Write out the entire listing below exactly as it appears, minus any pictures.

========================

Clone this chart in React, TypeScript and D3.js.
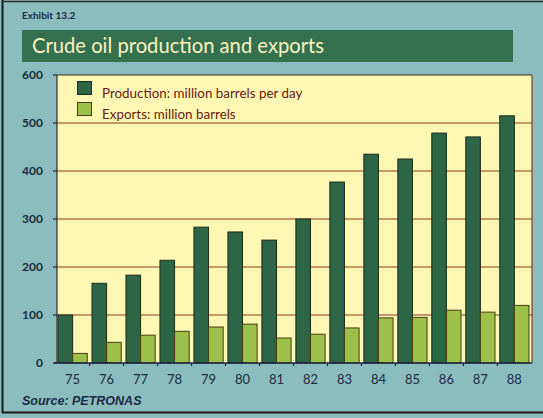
import React from "react";
import * as d3 from "d3";

const years = ["75","76","77","78","79","80","81","82","83","84","85","86","87","88"];
const production = [100,166,183,214,283,273,256,300,377,435,425,479,471,515];
const exportsVals = [20,43,58,66,75,81,52,60,73,94,95,110,106,120];
const yTicks = [0,100,200,300,400,500,600];
const seriesNames = ["Production: million barrels per day","Exports: million barrels"];
const title = "Crude oil production and exports";
const exhibit = "Exhibit 13.2";
const source = "Source: PETRONAS";

const W = 543, H = 418;
const plot = { left: 57, right: 532, top: 75, bottom: 363 };
const colors = { prod: "#2d6646", exp: "#9cc04a", bg: "#8bbdbf", plot: "#fff8b4", bar: "#35704f", grid: "#8a3a1e", text: "#1c2a44", legendText: "#6a1a12", titleText: "#fbf3c0" };

export default function App() {
  const y = d3.scaleLinear().domain([0, 600]).range([plot.bottom, plot.top]);
  const x = d3.scaleBand<string>().domain(years).range([57, 530]).paddingInner(0.14).paddingOuter(0.03);
  const sub = d3.scaleBand<string>().domain(["p","e"]).range([0, x.bandwidth()]);
  const step = x.step();
  return (
    <svg width={W} height={H} style={{ position: "absolute", left: 0, top: 0, display: "block" }}>
      <rect x={0} y={0} width={W} height={H} fill={colors.bg} />
      <line x1={2.5} x2={2.5} y1={0} y2={413} stroke="#1a1a1a" strokeWidth={2} />
      <line x1={2} x2={W} y1={412.5} y2={412.5} stroke="#1a1a1a" strokeWidth={2} />
      <line x1={2} x2={W} y1={1.5} y2={1.5} stroke="#2a2a2a" strokeWidth={1.5} />
      <text x={22} y={19} fontFamily="Lato, 'Open Sans', sans-serif" fontWeight={700} fontSize={10} fill={colors.text}>{exhibit}</text>
      <rect x={22} y={30} width={491} height={32} fill={colors.bar} />
      <text x={32} y={53} fontFamily="Lato, 'Open Sans', sans-serif" fontSize={20.2} fill={colors.titleText}>{title}</text>
      <rect x={plot.left} y={plot.top} width={plot.right - plot.left} height={plot.bottom - plot.top} fill={colors.plot} />
      {yTicks.filter(t => t > 0).map(t => (
        <line key={t} x1={plot.left} x2={plot.right} y1={y(t)} y2={y(t)} stroke={t === 600 ? "#3a2a2a" : colors.grid} strokeWidth={1} />
      ))}
      <line x1={plot.right} x2={plot.right} y1={plot.top} y2={plot.bottom} stroke={colors.grid} strokeWidth={1.2} />
      {years.map((yr, i) => (
        <g key={yr}>
          <rect x={(x(yr) as number) + (sub("p") as number)} y={y(production[i])} width={sub.bandwidth()} height={y(0) - y(production[i])} fill={colors.prod} stroke="#1b2a1a" strokeWidth={1} />
          <rect x={(x(yr) as number) + (sub("e") as number)} y={y(exportsVals[i])} width={sub.bandwidth()} height={y(0) - y(exportsVals[i])} fill={colors.exp} stroke="#4a3a12" strokeWidth={1} />
          <text x={(x(yr) as number) + x.bandwidth() / 2} y={384} textAnchor="middle" fontFamily="Lato, 'Open Sans', sans-serif" fontSize={13} fill={colors.text}>{yr}</text>
        </g>
      ))}
      <line x1={plot.left} x2={plot.left} y1={plot.top} y2={plot.bottom} stroke="#3a2a2a" strokeWidth={1.2} />
      <line x1={plot.left - 3} x2={plot.right} y1={plot.bottom} y2={plot.bottom} stroke="#1a2440" strokeWidth={1.5} />
      {years.slice(1).map((yr) => (
        <line key={"t" + yr} x1={(x(yr) as number) - step * 0.07} x2={(x(yr) as number) - step * 0.07} y1={plot.bottom} y2={plot.bottom + 3} stroke="#1a2440" strokeWidth={1.2} />
      ))}
      {yTicks.map(t => (
        <g key={"y" + t}>
          <line x1={plot.left - 4} x2={plot.left} y1={y(t)} y2={y(t)} stroke="#1a2440" strokeWidth={1.2} />
          <text x={43} y={y(t) + 4} textAnchor="end" fontFamily="Lato, 'Open Sans', sans-serif" fontWeight={700} fontSize={12} fill={colors.text}>{t}</text>
        </g>
      ))}
      <rect x={77.5} y={81.5} width={14} height={13} fill={colors.prod} stroke="#1b2a1a" />
      <rect x={77.5} y={102.5} width={14} height={13} fill={colors.exp} stroke="#4a3a12" />
      <text x={102} y={98} fontFamily="Lato, 'Open Sans', sans-serif" fontSize={13.4} fill={colors.legendText}>{seriesNames[0]}</text>
      <text x={102} y={119} fontFamily="Lato, 'Open Sans', sans-serif" fontSize={13.4} fill={colors.legendText}>{seriesNames[1]}</text>
      <text x={22} y={405} fontFamily="'Liberation Sans', Arial, sans-serif" fontStyle="italic" fontWeight={700} fontSize={12.5} fill={colors.text}>{source}</text>
    </svg>
  );
}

========================

▸ **WRITTEN SOLUTION**
Clone this chart in React, TypeScript and D3.js.
import React from "react";
import * as d3 from "d3";

const years = ["75","76","77","78","79","80","81","82","83","84","85","86","87","88"];
const production = [100,166,183,214,283,273,256,300,377,435,425,479,471,515];
const exportsVals = [20,43,58,66,75,81,52,60,73,94,95,110,106,120];
const yTicks = [0,100,200,300,400,500,600];
const seriesNames = ["Production: million barrels per day","Exports: million barrels"];
const title = "Crude oil production and exports";
const exhibit = "Exhibit 13.2";
const source = "Source: PETRONAS";

const W = 543, H = 418;
const plot = { left: 57, right: 532, top: 75, bottom: 363 };
const colors = { prod: "#2d6646", exp: "#9cc04a", bg: "#8bbdbf", plot: "#fff8b4", bar: "#35704f", grid: "#8a3a1e", text: "#1c2a44", legendText: "#6a1a12", titleText: "#fbf3c0" };

export default function App() {
  const y = d3.scaleLinear().domain([0, 600]).range([plot.bottom, plot.top]);
  const x = d3.scaleBand<string>().domain(years).range([57, 530]).paddingInner(0.14).paddingOuter(0.03);
  const sub = d3.scaleBand<string>().domain(["p","e"]).range([0, x.bandwidth()]);
  const step = x.step();
  return (
    <svg width={W} height={H} style={{ position: "absolute", left: 0, top: 0, display: "block" }}>
      <rect x={0} y={0} width={W} height={H} fill={colors.bg} />
      <line x1={2.5} x2={2.5} y1={0} y2={413} stroke="#1a1a1a" strokeWidth={2} />
      <line x1={2} x2={W} y1={412.5} y2={412.5} stroke="#1a1a1a" strokeWidth={2} />
      <line x1={2} x2={W} y1={1.5} y2={1.5} stroke="#2a2a2a" strokeWidth={1.5} />
      <text x={22} y={19} fontFamily="Lato, 'Open Sans', sans-serif" fontWeight={700} fontSize={10} fill={colors.text}>{exhibit}</text>
      <rect x={22} y={30} width={491} height={32} fill={colors.bar} />
      <text x={32} y={53} fontFamily="Lato, 'Open Sans', sans-serif" fontSize={20.2} fill={colors.titleText}>{title}</text>
      <rect x={plot.left} y={plot.top} width={plot.right - plot.left} height={plot.bottom - plot.top} fill={colors.plot} />
      {yTicks.filter(t => t > 0).map(t => (
        <line key={t} x1={plot.left} x2={plot.right} y1={y(t)} y2={y(t)} stroke={t === 600 ? "#3a2a2a" : colors.grid} strokeWidth={1} />
      ))}
      <line x1={plot.right} x2={plot.right} y1={plot.top} y2={plot.bottom} stroke={colors.grid} strokeWidth={1.2} />
      {years.map((yr, i) => (
        <g key={yr}>
          <rect x={(x(yr) as number) + (sub("p") as number)} y={y(production[i])} width={sub.bandwidth()} height={y(0) - y(production[i])} fill={colors.prod} stroke="#1b2a1a" strokeWidth={1} />
          <rect x={(x(yr) as number) + (sub("e") as number)} y={y(exportsVals[i])} width={sub.bandwidth()} height={y(0) - y(exportsVals[i])} fill={colors.exp} stroke="#4a3a12" strokeWidth={1} />
          <text x={(x(yr) as number) + x.bandwidth() / 2} y={384} textAnchor="middle" fontFamily="Lato, 'Open Sans', sans-serif" fontSize={13} fill={colors.text}>{yr}</text>
        </g>
      ))}
      <line x1={plot.left} x2={plot.left} y1={plot.top} y2={plot.bottom} stroke="#3a2a2a" strokeWidth={1.2} />
      <line x1={plot.left - 3} x2={plot.right} y1={plot.bottom} y2={plot.bottom} stroke="#1a2440" strokeWidth={1.5} />
      {years.slice(1).map((yr) => (
        <line key={"t" + yr} x1={(x(yr) as number) - step * 0.07} x2={(x(yr) as number) - step * 0.07} y1={plot.bottom} y2={plot.bottom + 3} stroke="#1a2440" strokeWidth={1.2} />
      ))}
      {yTicks.map(t => (
        <g key={"y" + t}>
          <line x1={plot.left - 4} x2={plot.left} y1={y(t)} y2={y(t)} stroke="#1a2440" strokeWidth={1.2} />
          <text x={43} y={y(t) + 4} textAnchor="end" fontFamily="Lato, 'Open Sans', sans-serif" fontWeight={700} fontSize={12} fill={colors.text}>{t}</text>
        </g>
      ))}
      <rect x={77.5} y={81.5} width={14} height={13} fill={colors.prod} stroke="#1b2a1a" />
      <rect x={77.5} y={102.5} width={14} height={13} fill={colors.exp} stroke="#4a3a12" />
      <text x={102} y={98} fontFamily="Lato, 'Open Sans', sans-serif" fontSize={13.4} fill={colors.legendText}>{seriesNames[0]}</text>
      <text x={102} y={119} fontFamily="Lato, 'Open Sans', sans-serif" fontSize={13.4} fill={colors.legendText}>{seriesNames[1]}</text>
      <text x={22} y={405} fontFamily="'Liberation Sans', Arial, sans-serif" fontStyle="italic" fontWeight={700} fontSize={12.5} fill={colors.text}>{source}</text>
    </svg>
  );
}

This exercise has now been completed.